Hace poco tiempo, más o menos a principios de verano, transitaba yo la calle de Enrique El Navegante, a esa hora vaga de mediodía, camino de cualquier parte, debido a mi siempre declarado afán por barzonear. Imperaban las nubes de tonalidad grisácea, que trataban de ponerle trabas al sol que pugnaba por hacerse notar en el horizonte marino.
Iba yo distraido, con la mirada perdida, como pensando en las musarañas, cuando sentí que una mano se posaba en mi hombro izquierdo, y me giré... Allí estaba ella.

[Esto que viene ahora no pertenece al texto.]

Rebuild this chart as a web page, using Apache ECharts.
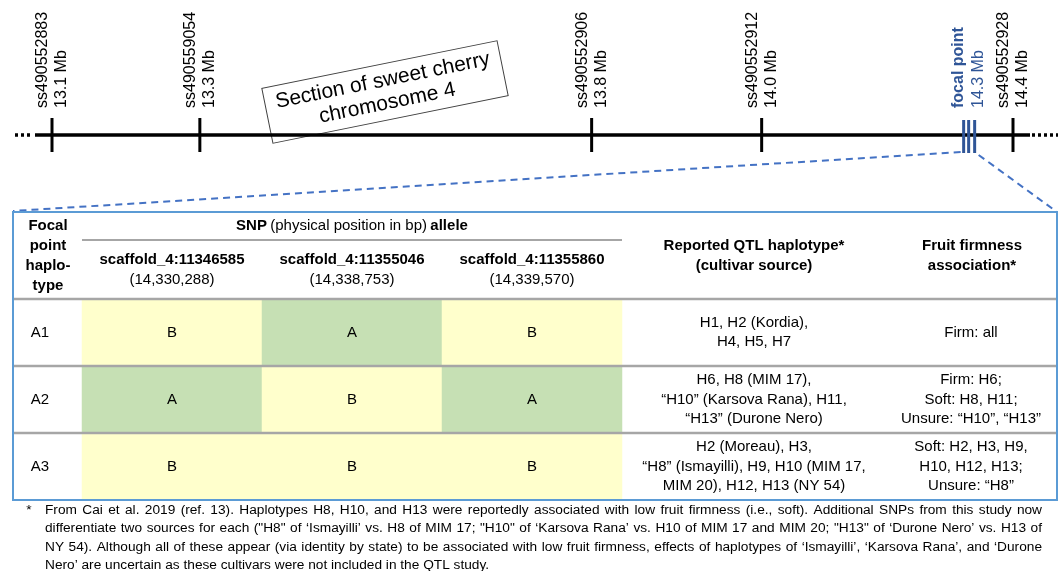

A la que hacía tiempo que no veía; si bien presentaba el magnífico aspecto de siempre: morena, boca y labios carnosos, dientes de anuncio, ojos brillantes, cintura breve y caderas en disputa permanente con las excelencias de sus piernas.
Tras los saludos de rigor, tan conocidos por comunes, le pregunté a X por su marido. Y la respuesta no se hizo esperar: "Mi marido me ha dejado plantada. Eso sí, de nuestra separación hemos decidido no hacer un drama. Todo lo hemos llevado con el sigilo adecuado y por la vía del buen entendimiento y respeto mutuo".
Naturalmente, como no podía ser de otra manera, a mí no se me ocurrió inquirir a mi conocida por las causas de un divorcio entre quienes daban muestras visibles de formar una pareja tan bien avenida como enamorada. Y guardé el silencio correspondiente en estos casos. Hasta que X, quizá porque necesitaba desahogarse, me habló sin tapujos sobre lo ocurrido.
-Mi marido se enteró de que yo había perdido la chaveta por un hombre que se cruzó en mi camino. Y... ya te puedes imaginar el resto.
Vamos a ver, querida conocida, no pocas han sido las veces que hemos hablado, en aquellos días en los que solíamos coincidir tomando el aperitivo en lugares de costumbre, que las mujeres parecen mucho más dotadas para la doblez, que saben cultivar mejor que los hombres su jardín secreto... en secreto. Y tú, además de estar de acuerdo, me decías, por estar abierta a ese tipo de conversaciones, lo siguiente.
-Que los hombres que tienen en cuenta las aventuras extraconyugales de sus esposas suelen precisar que ellos no se habían dado cuenta de nada durante mucho tiempo. Que fue preciso que un tercero les abriese los ojos "por su bien". Y es que los chivatos y las malas lenguas nunca faltan.
¿Acaso es lo que te ha ocurrido a ti?
Mi conocida, tras suspirar hondamente, asintió con la cabeza. Y me refirió cómo un amigo de su marido lo puso al tanto de la aventura que ella mantenía con... Y, claro, me cogieron con las manos en la masa.
-¡Qué mal rato, hijo! ¡Eso no se lo deseo a nadie!
A mi conocida, tras confesarse, se le cayeron dos lágrimas como perlas preciosas. Y es que la vida, como bien decía el Arcipreste de Hita, tiene dos motivos por los que luchar: Comer y holgar.